While in university, I regularly made real, homemade cookies and delivered them to select admin assistants and the folks in the finance office. In the four years I was there, I never once was put off, none of my papers were lost, and I was never yelled at for showing up two minutes after closing, asking the finance folks to cash a check.

Pay it forward folks. It's as simple as that.

hanging by a thread in canada said...

I was a casting assistant for 8 years and my number one job requirement was to keep actors away from my boss. I was astounded at the number of times I was spoken to like I was voice mail.

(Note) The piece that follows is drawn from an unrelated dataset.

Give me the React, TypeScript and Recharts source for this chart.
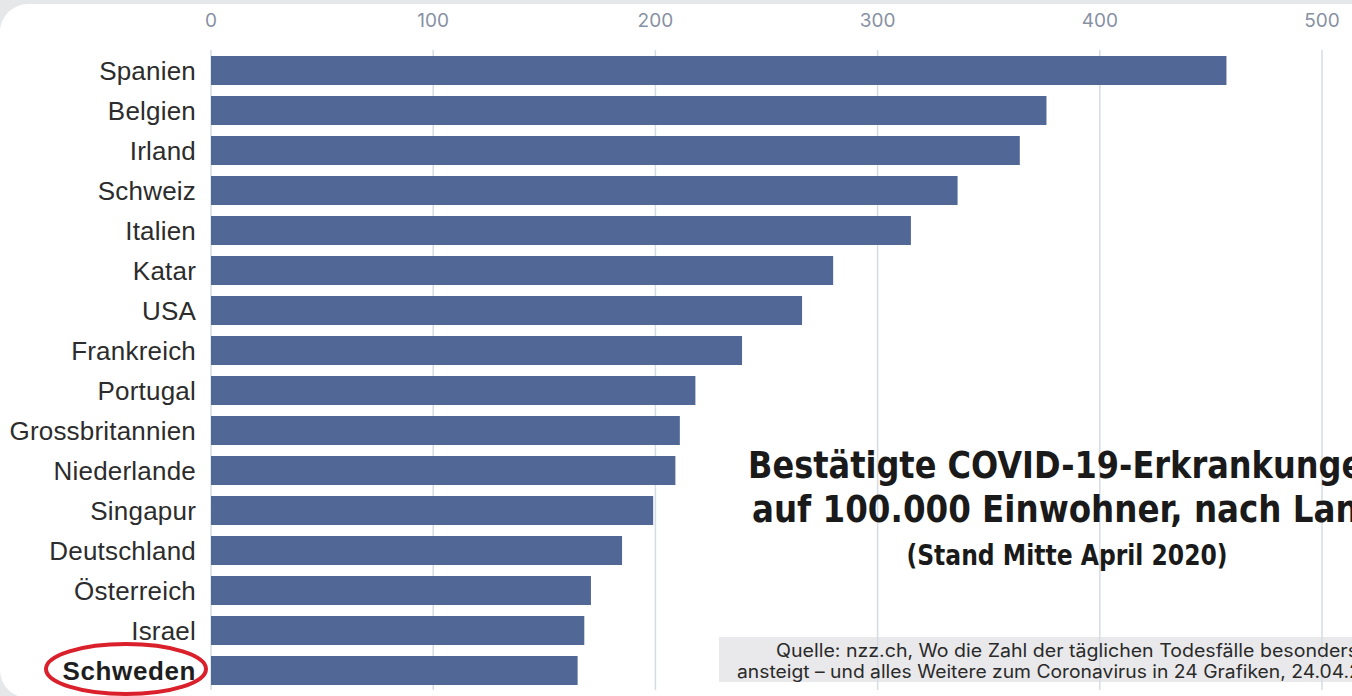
import React from "react"
import { BarChart, Bar, XAxis, YAxis, CartesianGrid } from "recharts"

const countries = [
  "Spanien",
  "Belgien",
  "Irland",
  "Schweiz",
  "Italien",
  "Katar",
  "USA",
  "Frankreich",
  "Portugal",
  "Grossbritannien",
  "Niederlande",
  "Singapur",
  "Deutschland",
  "Österreich",
  "Israel",
  "Schweden",
]

const cases = [457, 376, 364, 336, 315, 280, 266, 239, 218, 211, 209, 199, 185, 171, 168, 165]

const xTicks = [0, 100, 200, 300, 400, 500]

const titleLines = ["Bestätigte COVID-19-Erkrankungen", "auf 100.000 Einwohner, nach Land"]
const subtitle = "(Stand Mitte April 2020)"
const sourceLines = [
  "Quelle: nzz.ch, Wo die Zahl der täglichen Todesfälle besonders",
  "ansteigt – und alles Weitere zum Coronavirus in 24 Grafiken, 24.04.2020",
]

const highlight = "Schweden"

const data = countries.map((name, i) => ({ name, value: cases[i] }))

const BAR = "#516896"
const NARROW = "'Liberation Sans Narrow', 'DejaVu Sans Condensed', 'Roboto Condensed', sans-serif"

function XTick(props: any) {
  const { x, payload } = props
  return (
    <text x={x} y={27} textAnchor="middle" fill="#8891a3" fontSize={19} fontFamily="Inter, 'Noto Sans', sans-serif">
      {payload.value}
    </text>
  )
}

function YTick(props: any) {
  const { y, payload } = props
  const hl = payload.value === highlight
  return (
    <g>
      {hl && <ellipse cx={126} cy={y - 1} rx={80} ry={25} fill="none" stroke="#d9202b" strokeWidth={4} />}
      <text
        x={196}
        y={y + 10}
        textAnchor="end"
        fill={hl ? "#1e1e1e" : "#2c2c2c"}
        fontSize={26}
        letterSpacing={hl ? 0.6 : 0.2}
        fontWeight={hl ? "bold" : "normal"}
        fontFamily="'Liberation Sans', Arial, sans-serif"
      >
        {payload.value}
      </text>
    </g>
  )
}

export default function App() {
  return (
    <div style={{ position: "fixed", left: 0, top: 0, width: 1352, height: 696, background: "#e6e7e9", overflow: "hidden" }}>
      <div style={{ position: "absolute", left: 0, top: 4, width: 1400, height: 694, background: "#fff", borderRadius: 28 }} />
      <div style={{ position: "absolute", left: 719, top: 637, width: 700, height: 45, background: "#e9e9eb" }} />
      <div style={{ position: "absolute", left: 0, top: 0 }}>
        <BarChart
          width={1352}
          height={696}
          data={data}
          layout="vertical"
          margin={{ top: 0, right: 30, bottom: 6, left: 0 }}
          barSize={29}
        >
          <CartesianGrid vertical horizontal={false} stroke="#d6dbe4" strokeWidth={1.5} />
          <XAxis
            type="number"
            orientation="top"
            domain={[0, 500]}
            ticks={xTicks}
            axisLine={false}
            tickLine={false}
            height={50}
            tick={<XTick />}
            interval={0}
          />
          <YAxis
            type="category"
            dataKey="name"
            width={211}
            axisLine={false}
            tickLine={false}
            tick={<YTick />}
            interval={0}
          />
          <Bar dataKey="value" fill={BAR} isAnimationActive={false} />
          <text x={1067} y={478} textAnchor="middle" fontFamily={NARROW} fontWeight="bold" fontSize={38} fill="#1a1a1a" textLength={638} lengthAdjust="spacingAndGlyphs">
            {titleLines[0]}
          </text>
          <text x={1067} y={522} textAnchor="middle" fontFamily={NARROW} fontWeight="bold" fontSize={38} fill="#1a1a1a" textLength={630} lengthAdjust="spacingAndGlyphs">
            {titleLines[1]}
          </text>
          <text x={1067} y={565} textAnchor="middle" fontFamily={NARROW} fontWeight="bold" fontSize={29} fill="#1a1a1a" textLength={321} lengthAdjust="spacingAndGlyphs">
            {subtitle}
          </text>
          <text x={1067} y={657} textAnchor="middle" fontFamily="Inter, 'Noto Sans', sans-serif" fontSize={18} fill="#2a2a2a" textLength={582} lengthAdjust="spacingAndGlyphs">
            {sourceLines[0]}
          </text>
          <text x={1067} y={678} textAnchor="middle" fontFamily="Inter, 'Noto Sans', sans-serif" fontSize={18} fill="#2a2a2a" textLength={660} lengthAdjust="spacingAndGlyphs">
            {sourceLines[1]}
          </text>
        </BarChart>
      </div>
    </div>
  )
}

Not really there, just a thing the actor had to deal with before he/she could get to the real show.

The boss didn't want to know about someone unless I said he/she was worth a look. That was my job. I tackled it the same way an agent tackles finding a new author--I looked at the work. I went to plays, watched who was doing what and if an interesting face with a promising resume crossed my desk, I put them in the bank for a look-see.

If someone behaved like an asshole (and their numbers were legion) I didn't "lose" them, but they were easy to replace with actors who didn't distract from the work with their attitude.

Don't call and try to get to the boss. Wait a sensible length of time and talk to the admin. Ask her politely if she has any knowledge re your manuscript. The odds are pretty good, she's the only in the office who has heard of you.

Anonymous said...

When I was a reporter I was pleasantly surprised to learn that I was able to nail more interviews and receive more leads than some of the more senior writers -- simply because I used good manners when making my contacts.

I did not use those manners to butter up the assitants who put me through to their CEOs. I was taught to treat everyone with equal respect. It's that simple.

That said, I'm rather disgusted by some of the posts from people who justify taking their pounds of flesh when confronted with rudeness.

You may see it as payback. But you are actually putting yourself on the level of the ignorant jackass who offended you in the first place. And that's never worth it, regardless of the fleeting rush it gives you.

PerpetualBeginner said...

An addendum to Eric.

Just because the assistant is too nice, or too professional to start "losing" your papers or moving you to the bottom of the pile, doesn't mean that being an asshole won't affect you.

a) In twelve years of various front-line work, I have never deliberately fouled up somebody for being rude. On the other hand, I can and do bust my butt far beyond the required for people who were courteous - hand deliveries, calling around town for two hours, etc. Not gonna happen for a twit or a jerk.

b) If my bosses caught somebody jerking me around, the response was invariably negative. When a client called and screamed at me for ten minutes because one of our people was late with a report, I did nothing. My boss on the other hand, walked in during the conversation, asked me who was on the phone, and then ditched him from our client list forthwith. (He was beyond rude, he was downright psychotic. I was very grateful he had no idea where I lived.)